How can I have a variable command name to be interpreted and executed in shell configuration file?


I have seen experts do something like:

>> -5

which jumps them up 5 levels of parent directories.

I'm like: "This is so cool!"

I am able to add this in my shell configuration file, but not in a very concise manner.
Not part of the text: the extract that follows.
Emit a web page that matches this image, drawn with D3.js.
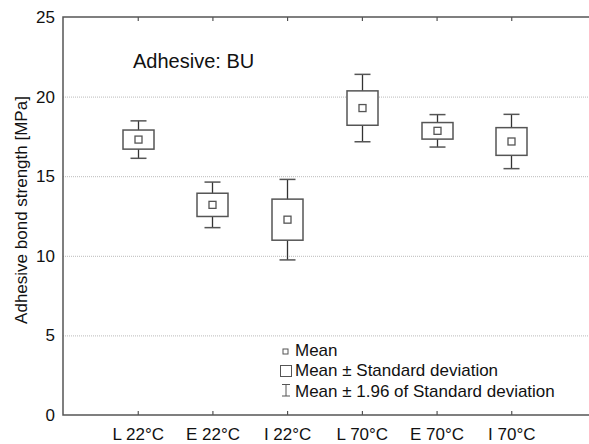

What I've done is add this to my .zshrc (works with .bashrc or other shells also) configuration file.

function -1 {
  cd ..
}
function -2 {
  cd ../..
}
function -3 {
  cd ../../..
}

This works.

Of course, what if I want to do -25? I probably wouldn't bother counting that much, but you never know. You can see how this would get lengthy. I want to avoid copy-paste type bad coding practices.

I've tried adding:

function "$0" {
#...

or

function "$@" {
#...

To try and grab the command input. I am hoping I could then use regex to find the string, parse, make a loop for the value for any number of parent levels... I have code for this but am struggling with this first step:

The "$@" type commands don't work at all... even if it did, I'm not sure I want all commands to hit this block and not have the nice zsh: <command provided>: command not found... error message appear. Is there any way to avoid this?

This all boils down to having variable command names. Maybe this is the better question: is it even possible?

I'm sure someone has thought of this. I tried looking it up but haven't found anything yet.


Solution

  • See below bash/zsh solution. Using the "evil eval" :-) Works for bash (5.1.6), and zsh (5.8.1)

    dd=..
    for ((x=1 ; x<=25 ; x++)) { eval "function -$x { cd $dd ; }" ; dd+=/.. ; }
    

    May also work on other sh-like program with minor modification.